8. M. A... se prévaut de l'ancienneté de sa présence en France, de son insertion sociale et professionnelle et de la présence de ses frères en situation régulière. Il ressort toutefois des pièces du dossier que l'intéressé n'est pas dépourvu d'attaches au Mali où résident son épouse, son fils et sa mère. Par ailleurs, l'expérience professionnelle de M. A... se limite à des emplois de manœuvre manutentionnaire dans le cadre de missions d'intérim effectuées depuis 2015. Ainsi, la décision litigieuse n'a pas porté une atteinte disproportionnée au droit au respect de la vie privée et familiale de l'intéressé. Par suite, le moyen tiré de la méconnaissance des stipulations précitées doit être écarté. Pour les mêmes motifs, le préfet de la Seine-Saint-Denis n'a pas entaché sa décision d'une erreur manifeste d'appréciation.
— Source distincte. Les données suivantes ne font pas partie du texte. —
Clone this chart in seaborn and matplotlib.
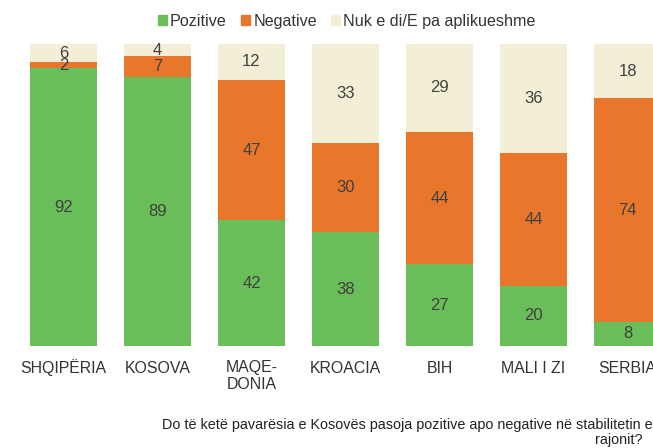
import numpy as np
import pandas as pd
import matplotlib
matplotlib.use("Agg")
import matplotlib.pyplot as plt
from matplotlib.patches import Patch
from matplotlib.transforms import ScaledTranslation
import seaborn as sns

# data
countries = ["SHQIPËRIA", "KOSOVA", "MAQE-\nDONIA", "KROACIA", "BIH", "MALI I ZI", "SERBIA"]
pozitive = [92, 89, 42, 38, 27, 20, 8]
negative = [2, 7, 47, 30, 44, 44, 74]
nuk_e_di = [6, 4, 12, 33, 29, 36, 18]

GREEN = "#6ABE59"
ORANGE = "#E8762B"
BEIGE = "#F3EFD7"
TXT = "#404040"

sns.set_style("white")
plt.rcParams["font.family"] = ["Liberation Sans", "DejaVu Sans"]

df = pd.DataFrame({"country": countries, "poz": pozitive, "neg": negative, "nuk": nuk_e_di})
tot = df["poz"] + df["neg"] + df["nuk"]
# 100% stacked, like the original
df["c1"] = df["poz"] / tot * 100
df["c2"] = (df["poz"] + df["neg"]) / tot * 100
df["c3"] = 100.0

fig = plt.figure(figsize=(6.53, 4.48), dpi=100)
ax = fig.add_axes([0, 102 / 448, 1, 302 / 448])

for col, colr in [("c3", BEIGE), ("c2", ORANGE), ("c1", GREEN)]:
    sns.barplot(data=df, x="country", y=col, color=colr, width=0.72,
                saturation=1, errorbar=None, ax=ax, linewidth=0)

# value labels in the middle of each segment
for i, row in df.iterrows():
    mids = [row["c1"] / 2, (row["c1"] + row["c2"]) / 2, (row["c2"] + 100) / 2]
    vals = [row["poz"], row["neg"], row["nuk"]]
    for m, v in zip(mids, vals):
        ax.text(i, m, str(v), ha="center", va="center", fontsize=12, color=TXT)

ax.set_xlim(-63.5 / 94, (653 - 63.5) / 94)
ax.set_ylim(0, 100)
ax.set_xlabel("")
ax.set_ylabel("")
ax.set_yticks([])
ax.tick_params(axis="x", length=0, pad=19.5, labelsize=11.4, labelcolor="#333333")
for lbl in ax.get_xticklabels():
    lbl.set_verticalalignment("baseline")
    if "\n" in lbl.get_text():
        # baseline of a two-line label is its last line, push it down one line
        lbl.set_transform(lbl.get_transform() +
                          ScaledTranslation(0, -0.16, fig.dpi_scale_trans))
sns.despine(ax=ax, left=True, bottom=True)

handles = [Patch(color=GREEN, label="Pozitive"),
           Patch(color=ORANGE, label="Negative"),
           Patch(color=BEIGE, label="Nuk e di/E pa aplikueshme")]
fig.legend(handles=handles, loc="center", bbox_to_anchor=(0.531, 0.953), ncol=3,
           frameon=False, fontsize=11.6, handlelength=0.55, handleheight=0.55,
           handletextpad=0.2, columnspacing=0.9, labelcolor="#333333")

fig.text(162 / 653, 1 - 425 / 448,
         "Do të ketë pavarësia e Kosovës pasoja pozitive apo negative në stabilitetin e",
         ha="left", va="center", fontsize=10.4, color="#222222")
fig.text(643 / 653, 1 - 440 / 448, "rajonit?", ha="right", va="center",
         fontsize=10.4, color="#222222")

fig.savefig("out.png", dpi=100)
9. Il résulte de tout ce qui précède que M. A... n'est pas fondé à soutenir que c'est à tort que, par le jugement attaqué, le tribunal administratif de Montreuil a rejeté sa demande. Par voie de conséquence, ses conclusions aux fins d'injonction sous astreinte et celles relatives aux frais du litige doivent être rejetées.
DÉCIDE :
Article 1er : La requête de M. A... est rejetée.
Article 2 : Le présent arrêt sera notifié à M. B... A... et au ministre d'Etat, ministre de l'intérieur.
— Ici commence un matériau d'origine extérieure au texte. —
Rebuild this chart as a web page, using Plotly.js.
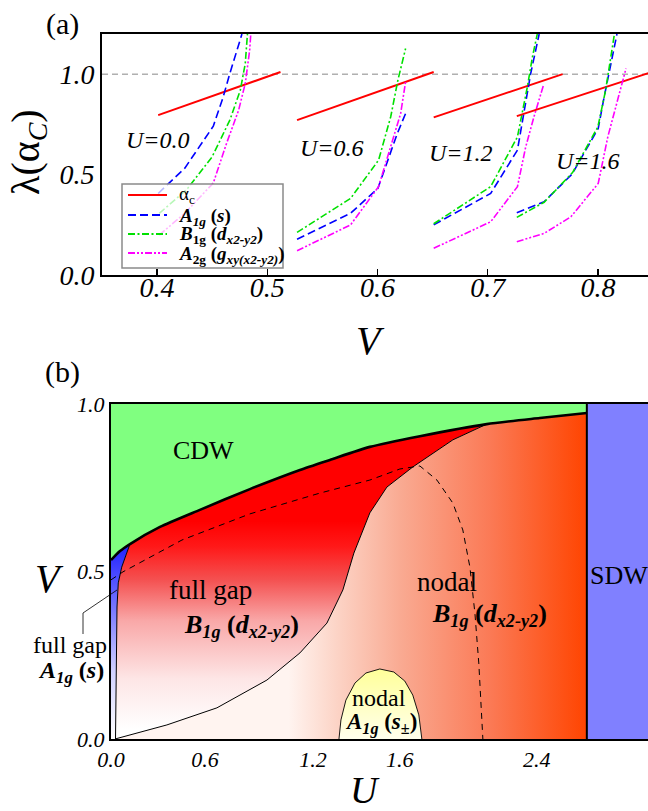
<!DOCTYPE html>
<html><head><meta charset="utf-8">
<script src="https://cdn.plot.ly/plotly-3.0.1.min.js"></script>
<style>html,body{margin:0;padding:0;overflow:hidden;background:#fff}#plot{width:670px;height:811px}</style>
</head><body><div id="plot"></div><script>
// ---------- Panel (a) data: lambda vs V for several U ----------
const alphaV_U00 = [0.401, 0.512];
const alphaL_U00 = [0.796, 1.011];
const a1gV_U00 = [0.401, 0.425, 0.451, 0.460, 0.466, 0.477];
const a1gL_U00 = [0.406, 0.531, 0.741, 0.887, 1.003, 1.2];
const b1gV_U00 = [0.402, 0.427, 0.450, 0.466, 0.4755, 0.480, 0.482];
const b1gL_U00 = [0.307, 0.426, 0.589, 0.771, 0.92, 1.053, 1.2];
const a2gV_U00 = [0.402, 0.425, 0.451, 0.463, 0.474, 0.480, 0.484, 0.485];
const a2gL_U00 = [0.199, 0.307, 0.458, 0.655, 0.821, 0.954, 1.119, 1.2];

const alphaV_U06 = [0.527, 0.651];
const alphaL_U06 = [0.771, 1.011];
const a1gV_U06 = [0.527, 0.5755, 0.6003, 0.6103, 0.618, 0.6255];
const a1gL_U06 = [0.178, 0.307, 0.431, 0.589, 0.705, 0.804];
const b1gV_U06 = [0.527, 0.5755, 0.601, 0.612, 0.6185, 0.6255];
const b1gL_U06 = [0.212, 0.381, 0.572, 0.788, 0.97, 1.128];
const a2gV_U06 = [0.527, 0.5755, 0.601, 0.612, 0.621, 0.6255];
const a2gL_U06 = [0.121, 0.249, 0.44, 0.638, 0.804, 0.962];

const alphaV_U12 = [0.651, 0.768];
const alphaL_U12 = [0.785, 1.0];
const a1gV_U12 = [0.651, 0.7027, 0.727, 0.733, 0.739, 0.7467];
const a1gL_U12 = [0.25, 0.406, 0.622, 0.821, 1.003, 1.2];
const b1gV_U12 = [0.651, 0.7027, 0.727, 0.736, 0.7406, 0.745];
const b1gL_U12 = [0.255, 0.44, 0.688, 0.937, 1.086, 1.2];
const a2gV_U12 = [0.651, 0.7027, 0.727, 0.7345, 0.742, 0.7506];
const a2gL_U12 = [0.133, 0.265, 0.44, 0.638, 0.788, 0.945];

const alphaV_U16 = [0.7264, 0.8464];
const alphaL_U16 = [0.791, 1.006];
const a1gV_U16 = [0.7264, 0.7512, 0.7765, 0.8003, 0.8057, 0.8118, 0.8173];
const a1gL_U16 = [0.31, 0.365, 0.502, 0.73, 0.887, 1.053, 1.2];
const b1gV_U16 = [0.7264, 0.7512, 0.777, 0.80, 0.807, 0.812, 0.815];
const b1gL_U16 = [0.287, 0.362, 0.51, 0.738, 0.92, 1.103, 1.2];
const a2gV_U16 = [0.7264, 0.7512, 0.7755, 0.8003, 0.809, 0.818, 0.8255];
const a2gL_U16 = [0.166, 0.207, 0.29, 0.456, 0.688, 0.871, 1.028];

const uLabels = ['U=0.0', 'U=0.6', 'U=1.2', 'U=1.6'];
const seriesNames = ['α<sub>c</sub>',
  '<b><i>A</i><sub><i>1g</i></sub> (<i>s</i>)</b>',
  '<b><i>B</i><sub>1g</sub> (<i>d</i><sub><i>x2-y2</i></sub>)</b>',
  '<b><i>A</i><sub>2g</sub> (<i>g</i><sub><i>xy(x2-y2)</i></sub>)</b>'];
const aTickV = [0.4, 0.5, 0.6, 0.7, 0.8];
const aTickL = [0.0, 0.5, 1.0];
const aTickLText = ['0.0', '0.5', '1.0'];
const lambdaCrit = 1.0;

// ---------- Panel (b) data: phase diagram V vs U ----------
const cdwU = [0, 0.0507, 0.107, 0.276, 0.501, 0.783, 1.065, 1.234, 1.459, 1.741, 2.118, 2.417, 2.682];
const cdwV = [0.534, 0.561, 0.582, 0.633, 0.684, 0.746, 0.803, 0.833, 0.872, 0.904, 0.940, 0.958, 0.973];
const sU = [0.0225, 0.315, 0.597, 0.879, 1.065, 1.217, 1.307, 1.369, 1.459, 1.555, 1.701, 1.927, 2.118];
const sV = [0, 0.042, 0.093, 0.176, 0.257, 0.346, 0.445, 0.555, 0.675, 0.752, 0.812, 0.893, 0.940];
const blueU = [0.0254, 0.0282, 0.031, 0.0338, 0.0411, 0.0603, 0.0885, 0.107];
const blueV = [0, 0.116, 0.266, 0.394, 0.466, 0.513, 0.555, 0.582];
const dashU = [0, 0.0676, 0.40, 0.783, 1.177, 1.459, 1.628, 1.741, 1.837, 1.927, 1.983, 2.023, 2.051, 2.073, 2.096];
const dashV = [0.475, 0.499, 0.594, 0.672, 0.734, 0.773, 0.806, 0.815, 0.773, 0.704, 0.624, 0.513, 0.376, 0.227, 0];
const domeU = [1.285, 1.296, 1.324, 1.375, 1.437, 1.515, 1.594, 1.656, 1.701, 1.735, 1.752];
const domeV = [0, 0.057, 0.116, 0.167, 0.197, 0.209, 0.2, 0.173, 0.131, 0.072, 0];
const sdwEdge = 2.682;
const bUmax = 3.1;
const bTickPos = [0, 0.530, 1.138, 1.628, 2.4];
const bTickText = ['0.0', '0.6', '1.2', '1.6', '2.4'];
const bTickV = [0, 0.5, 1.0];
const bTickVText = ['0.0', '0.5', '1.0'];

// ---------- helpers ----------
const W = 670, H = 811;
const px = x => x / W;
const py = y => 1 - y / H;
const SERIF = 'Liberation Serif';

const keys = ['alpha', 'a1g', 'b1g', 'a2g'];
const styles = {
  alpha: {color: '#ff0000', width: 2, dash: 'solid'},
  a1g: {color: '#0000ff', width: 1.6, dash: '8px,4px'},
  b1g: {color: '#00e000', width: 1.6, dash: '7px,2.5px,2px,2.5px'},
  a2g: {color: '#ff00ff', width: 1.6, dash: '7px,2px,2px,2px,2px,2px'}
};
const groups = [
  {alpha: [alphaV_U00, alphaL_U00], a1g: [a1gV_U00, a1gL_U00], b1g: [b1gV_U00, b1gL_U00], a2g: [a2gV_U00, a2gL_U00]},
  {alpha: [alphaV_U06, alphaL_U06], a1g: [a1gV_U06, a1gL_U06], b1g: [b1gV_U06, b1gL_U06], a2g: [a2gV_U06, a2gL_U06]},
  {alpha: [alphaV_U12, alphaL_U12], a1g: [a1gV_U12, a1gL_U12], b1g: [b1gV_U12, b1gL_U12], a2g: [a2gV_U12, a2gL_U12]},
  {alpha: [alphaV_U16, alphaL_U16], a1g: [a1gV_U16, a1gL_U16], b1g: [b1gV_U16, b1gL_U16], a2g: [a2gV_U16, a2gL_U16]}
];

const traces = [];
function fillTrace(xs, ys, opts) {
  return Object.assign({x: xs, y: ys, xaxis: 'x2', yaxis: 'y2', type: 'scatter', mode: 'lines',
    fill: 'toself', line: {width: 0, color: 'rgba(0,0,0,0)'}, hoverinfo: 'skip', showlegend: false}, opts);
}
// CDW
traces.push(fillTrace(cdwU.concat([sdwEdge, 0]), cdwV.concat([1, 1]), {fillcolor: '#80ff80'}));
// SDW
traces.push(fillTrace([sdwEdge, bUmax, bUmax, sdwEdge], [0, 0, 1, 1], {fillcolor: '#8080ff'}));
// nodal B1g
const mergeIdx = cdwU.indexOf(2.118);
traces.push(fillTrace(
  sU.concat(cdwU.slice(mergeIdx + 1), [sdwEdge]),
  sV.concat(cdwV.slice(mergeIdx + 1), [0]),
  {fillgradient: {type: 'horizontal', start: 1.0, stop: sdwEdge,
    colorscale: [[0, '#fff4f0'], [0.17, '#fcd2c4'], [0.375, '#f9aa92'], [0.675, '#fb7a56'], [1, '#ff4400']]}}));
// full gap B1g
const blueTopIdx = cdwU.indexOf(0.107);
traces.push(fillTrace(
  cdwU.slice(blueTopIdx, mergeIdx + 1).concat(sU.slice(0, -1).reverse(), blueU),
  cdwV.slice(blueTopIdx, mergeIdx + 1).concat(sV.slice(0, -1).reverse(), blueV),
  {fillgradient: {type: 'vertical', start: 0.03, stop: 0.65,
    colorscale: [[0, '#ffffff'], [0.24, '#fde6e6'], [0.52, '#f9a8a8'], [0.72, '#f45050'], [0.88, '#ff1818'], [1, '#ff0000']]}}));
// full gap A1g (blue sliver)
traces.push(fillTrace(
  [0].concat(cdwU.slice(0, blueTopIdx + 1), blueU.slice(0, -1).reverse()),
  [0].concat(cdwV.slice(0, blueTopIdx + 1), blueV.slice(0, -1).reverse()),
  {fillgradient: {type: 'vertical', start: 0, stop: 0.58,
    colorscale: [[0, '#ffffff'], [0.35, '#d0d0ff'], [0.7, '#7070ff'], [1, '#2020ff']]}}));
// nodal A1g dome
traces.push(fillTrace(domeU, domeV, {line: {width: 0.9, color: '#000'},
  fillgradient: {type: 'vertical', start: 0, stop: 0.21, colorscale: [[0, '#ffffec'], [1, '#ffff99']]}}));
function lineTrace(xs, ys, line) {
  return {x: xs, y: ys, xaxis: 'x2', yaxis: 'y2', type: 'scatter', mode: 'lines', line: line, hoverinfo: 'skip', showlegend: false};
}
traces.push(lineTrace(sU, sV, {color: '#000', width: 1}));
traces.push(lineTrace(blueU, blueV, {color: '#000', width: 1}));
traces.push(lineTrace(dashU, dashV, {color: '#000', width: 1, dash: '6px,5px'}));
traces.push(lineTrace(cdwU, cdwV, {color: '#000', width: 2.6, shape: 'spline', smoothing: 0.6}));
traces.push(lineTrace([sdwEdge, sdwEdge], [0, 1], {color: '#000', width: 2}));

// Panel (a) curves
groups.forEach((g, gi) => {
  keys.forEach((k, ki) => {
    const s = styles[k];
    traces.push({x: g[k][0], y: g[k][1], xaxis: 'x', yaxis: 'y', type: 'scatter', mode: 'lines',
      name: seriesNames[ki] + ' ' + uLabels[gi], showlegend: false, hoverinfo: 'skip',
      line: {color: s.color, width: s.width, dash: s.dash}});
  });
});

const ann = [];
function addText(text, x, y, size, opts) {
  ann.push(Object.assign({text: text, xref: 'paper', yref: 'paper', x: px(x), y: py(y),
    xanchor: 'center', yanchor: 'middle', showarrow: false,
    font: {family: SERIF, size: size, color: '#000'}}, opts || {}));
}
const italic = s => ({font: {family: SERIF, size: s, style: 'italic', color: '#000'}});
addText('(a)', 62, 24, 30);
addText('(b)', 62, 372, 30);
addText('λ(α<sub><i>C</i></sub>)', 28, 152, 40, {textangle: -90});
addText('V', 370, 340, 40, italic(40));
addText('V', 49, 578, 40, italic(40));
addText('U', 365, 790, 38, italic(38));
const uPos = [[158, 140], [332, 148], [461, 153], [588, 161]];
uLabels.forEach((t, i) => addText(t, uPos[i][0], uPos[i][1], 24, italic(24)));
addText('CDW', 203, 450, 26);
addText('full gap', 211, 590, 27);
addText('<b><i>B</i><sub><i>1g</i></sub> (<i>d</i><sub><i>x2-y2</i></sub>)</b>', 241, 626, 26);
addText('full gap', 70, 645, 24);
addText('<b><i>A</i><sub><i>1g</i></sub> (<i>s</i>)</b>', 71, 672, 24);
addText('nodal', 447, 582, 27);
addText('<b><i>B</i><sub><i>1g</i></sub> (<i>d</i><sub><i>x2-y2</i></sub>)</b>', 489, 615, 26);
addText('SDW', 588, 575, 26, {xanchor: 'left'});
addText('nodal', 379, 698, 24);
addText('<b><i>A</i><sub><i>1g</i></sub> (<i>s</i><sub>±</sub>)</b>', 381, 723, 23);

const shapes = [
  {type: 'line', xref: 'x domain', yref: 'y', x0: 0, x1: 1, y0: lambdaCrit, y1: lambdaCrit, layer: 'below',
    line: {color: '#888', width: 1, dash: '6px,4px'}},
  {type: 'path', xref: 'paper', yref: 'paper',
    path: `M ${px(83)} ${py(634)} L ${px(83)} ${py(613)} L ${px(117)} ${py(590)}`,
    line: {color: '#000', width: 0.8}},
  // legend box for panel (a)
  {type: 'rect', xref: 'paper', yref: 'paper', x0: px(122), x1: px(283), y0: py(268), y1: py(184),
    fillcolor: 'rgba(255,255,255,0.72)', line: {color: '#8a8a8a', width: 1.5}}
];
const legY = [195, 215, 234, 253];
const legTextY = [195, 217, 235, 255];
keys.forEach((k, i) => {
  const s = styles[k];
  shapes.push({type: 'line', xref: 'paper', yref: 'paper', x0: px(128), x1: px(167), y0: py(legY[i]), y1: py(legY[i]),
    line: {color: s.color, width: s.width + 0.2, dash: s.dash}});
  addText(seriesNames[i], 177, legTextY[i], 19, {xanchor: 'left'});
});

const tickFontA = {family: SERIF, size: 28, style: 'italic', color: '#000'};
const tickFontB = {family: SERIF, size: 22, style: 'italic', color: '#000'};
const layout = {
  width: W, height: H, margin: {l: 0, r: 0, t: 0, b: 0},
  paper_bgcolor: '#fff', plot_bgcolor: 'rgba(0,0,0,0)',
  showlegend: false,
  xaxis: {domain: [px(102), px(653)], range: [0.35, 0.85], anchor: 'y',
    tickvals: aTickV, ticks: 'inside', ticklen: 6, tickwidth: 1.5, tickcolor: '#000', ticklabelstandoff: -14,
    showline: true, linewidth: 2, linecolor: '#000', mirror: true, showgrid: false, zeroline: false,
    tickfont: tickFontA},
  yaxis: {domain: [py(275), py(34)], range: [0, 1.2], anchor: 'x',
    tickvals: aTickL, ticktext: aTickLText, ticks: '',
    showline: true, linewidth: 2, linecolor: '#000', mirror: true, showgrid: false, zeroline: false,
    tickfont: tickFontA},
  xaxis2: {domain: [px(111), px(661)], range: [0, bUmax], anchor: 'y2',
    tickvals: bTickPos, ticktext: bTickText, ticks: '',
    showline: true, linewidth: 2, linecolor: '#000', mirror: true, showgrid: false, zeroline: false,
    tickfont: tickFontB},
  yaxis2: {domain: [py(739), py(404)], range: [0, 1], anchor: 'x2',
    tickvals: bTickV, ticktext: bTickVText, ticks: '',
    showline: true, linewidth: 2, linecolor: '#000', mirror: true, showgrid: false, zeroline: false,
    tickfont: tickFontB},
  annotations: ann,
  shapes: shapes
};
Plotly.newPlot('plot', traces, layout, {staticPlot: true, displayModeBar: false});
</script></body></html>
Copie en sera adressée au préfet de la Seine-Saint-Denis et à l'office français de l'immigration et de l'intégration.
Délibéré après l'audience du 3 avril 2025, à laquelle siégeaient :
- M. Ivan Luben, président de chambre,
- M. Stéphane Diémert, président assesseur,
- Mme Hélène Brémeau-Manesme, première conseillère.
Rendu public par mise à disposition au greffe, le 15 mai 2025.
La rapporteure,
H. BREMEAU-MANESME
Le président,
I. LUBEN
La greffière,
C. POVSE
La République mande et ordonne au ministre d'Etat, ministre de l'intérieur en ce qui le concerne ou à tous commissaires de justice à ce requis en ce qui concerne les voies de droit commun contre les parties privées, de pourvoir à l'exécution de la présente décision.